Anlamak niyetiyle bakanların, dinin siyasî yorumlarının değil birlikte yaşanan toplumsallığın dindarlıkta vücut bulduğunu fark etmeleri lâzım. Şerif Mardin’in “Bediüzzaman Said Nursi Olayı” başlıklı araştırması, Cumhuriyet’in ilk yıllarında Nurculuğun, kırsal ve küçük kasaba orta sınıflarının temsil arayışına nasıl sembolik bir anlam kazandırdığını anlatır. Said-i Nursi karşımıza, çevreye yani taşraya canlılık kazandıran bir önder olarak çıkmaktadır. Cumhuriyet’in başlarında toplumun ana gövdesi, modernleşmenin ağır sancılarına biraz da Nurculuk gibi toplumsallığı kuvvetli akımlar sayesinde katlanabilmiştir.
(...)
Türkiye’nin Kürt Sorunu’nu hafifleten temel dinamiğin dindarlık olduğuna kim itiraz edebilir?

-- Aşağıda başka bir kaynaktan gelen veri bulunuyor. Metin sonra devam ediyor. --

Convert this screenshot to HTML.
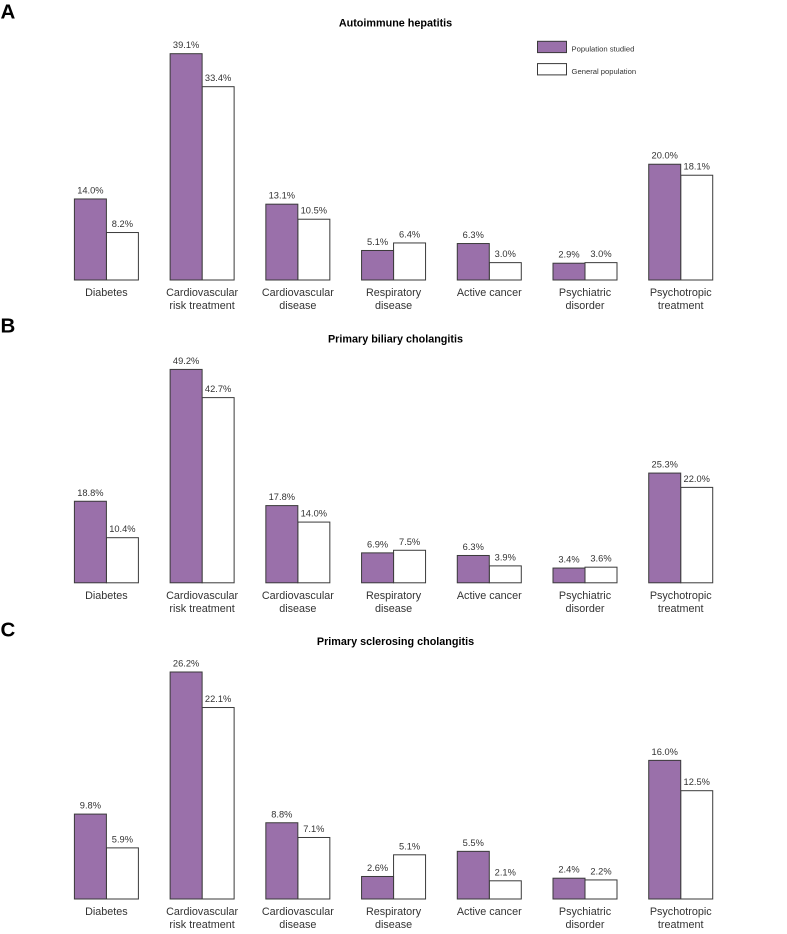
<!DOCTYPE html>
<html lang="en">
<head>
<meta charset="utf-8">
<title>Comorbidities by liver disease</title>
<style>
html,body{margin:0;padding:0;background:#fff}
svg{display:block;font-family:"Liberation Sans",Arial,sans-serif}
</style>
</head>
<body>
<svg id="chart" xmlns="http://www.w3.org/2000/svg" width="787" height="934" viewBox="0 0 787 934"></svg>
<script>
const categories = [
  ['Diabetes'],
  ['Cardiovascular', 'risk treatment'],
  ['Cardiovascular', 'disease'],
  ['Respiratory', 'disease'],
  ['Active cancer'],
  ['Psychiatric', 'disorder'],
  ['Psychotropic', 'treatment']
];
const panelLetters = ['A', 'B', 'C'];
const panelTitles = ['Autoimmune hepatitis', 'Primary biliary cholangitis', 'Primary sclerosing cholangitis'];
const seriesNames = ['Population studied', 'General population'];

const studiedA = [14.0, 39.1, 13.1, 5.1, 6.3, 2.9, 20.0];
const generalA = [8.2, 33.4, 10.5, 6.4, 3.0, 3.0, 18.1];
const studiedB = [18.8, 49.2, 17.8, 6.9, 6.3, 3.4, 25.3];
const generalB = [10.4, 42.7, 14.0, 7.5, 3.9, 3.6, 22.0];
const studiedC = [9.8, 26.2, 8.8, 2.6, 5.5, 2.4, 16.0];
const generalC = [5.9, 22.1, 7.1, 5.1, 2.1, 2.2, 12.5];

const svg = document.getElementById('chart');
const NS = 'http://www.w3.org/2000/svg';
const PURPLE = '#9a70aa';
const STROKE = '#3a3a3a';
const TEXT = '#333333';

function make(tag, attrs, text) {
  const el = document.createElementNS(NS, tag);
  for (const k in attrs) el.setAttribute(k, attrs[k]);
  if (text !== undefined) el.textContent = text;
  svg.appendChild(el);
  return el;
}

function xBand(index) { return 74.4 + index * 95.72; }
const BAR_W = 32;

const panelLayouts = [
  { base: 280, pxPerUnit: 5.788, titleY: 26.3, letterY: 18.5 },
  { base: 582.8, pxPerUnit: 4.337, titleY: 342.3, letterY: 332.7 },
  { base: 899, pxPerUnit: 8.664, titleY: 645, letterY: 636.7 }
];
const panelStudied = [studiedA, studiedB, studiedC];
const panelGeneral = [generalA, generalB, generalC];

function drawBar(layout, value, x, fill, key, idx, panel) {
  const y = layout.base - value * layout.pxPerUnit;
  const r = make('rect', { x: x, y: y, width: BAR_W, height: value * layout.pxPerUnit, fill: fill, stroke: STROKE, 'stroke-width': 1 });
  
  
  const t = make('text', { x: x + BAR_W / 2, y: y - 5.5, 'text-anchor': 'middle', 'font-size': 9.3, fill: TEXT }, value.toFixed(1) + '%');
  
  
}

panelLayouts.forEach(function (layout, p) {
  const letter = panelLetters[p].toLowerCase();
  const pl = make('text', { x: 0.5, y: layout.letterY, 'font-size': 20.5, 'font-weight': 'bold', fill: '#000' }, panelLetters[p]);
  
  
  const ti = make('text', { x: 395.5, y: layout.titleY, 'text-anchor': 'middle', 'font-size': 10.8, 'font-weight': 'bold', fill: '#000' }, panelTitles[p]);
  
  

  categories.forEach(function (lines, i) {
    const x0 = xBand(i);
    drawBar(layout, panelGeneral[p][i], x0 + BAR_W, '#ffffff', 'general', i, letter);
    drawBar(layout, panelStudied[p][i], x0, PURPLE, 'studied', i, letter);
    lines.forEach(function (line, j) {
      const c = make('text', { x: x0 + BAR_W, y: layout.base + 16 + j * 13, 'text-anchor': 'middle', 'font-size': 10.8, fill: TEXT }, line);
      
      
    });
  });
});

[PURPLE, '#ffffff'].forEach(function (fill, i) {
  const y = 41.3 + i * 22.3;
  const sw = make('rect', { x: 537.5, y: y, width: 29, height: 11.3, fill: fill, stroke: STROKE, 'stroke-width': 1 });
  
  
  const lt = make('text', { x: 571.5, y: y + 10.3, 'font-size': 7.65, fill: TEXT }, seriesNames[i]);
  
  
});
</script>
</body>
</html>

Siyasal katta üretilen politikaların ayırdığı, düşman ettiği taraflar; bu cemaatlerin çatısı altında kardeşliklerini yeniden inşa etmektedir.
İnsan olarak var oluşumuzun anlam kazandığı ve insan olarak yüreğimizi yakan sorunlara çözümler getiren bir alandan, cemaat hayatından bahsediyoruz. Bu alanın meşruiyetine sınırlama getirmek gayrı insanî bir tutumdur. Alternatifini üretemediğiniz bu insanî ihtiyacı yasaklamak zulümdür. Üstelik bu alan, fark etmeyenlerin yokluğundan şikâyetçi olduğu sivil toplum alanıdır. Her şeyin çaresi olarak gördüğümüz sivil toplum, üzerine düşen sorumluluğu cemaatler şeklinde örgütlenerek yerine getirmektedir. “Dinî cemaatten sivil toplum olmaz” diyenlerin, Birleşmiş Milletler’in akredite ettiği STK’ların yarısına yakınının dinî organizasyon olduğundan haberleri yok. Türkiye’de cirit atan, özel üniversiteler gibi “çağdaş” kurumların işbirliği yaptığı yabancı STK’ların çoğunun kilise kuruluşu, hatta Hıristiyan tarikatların yan kuruluşları olması manidar değil mi?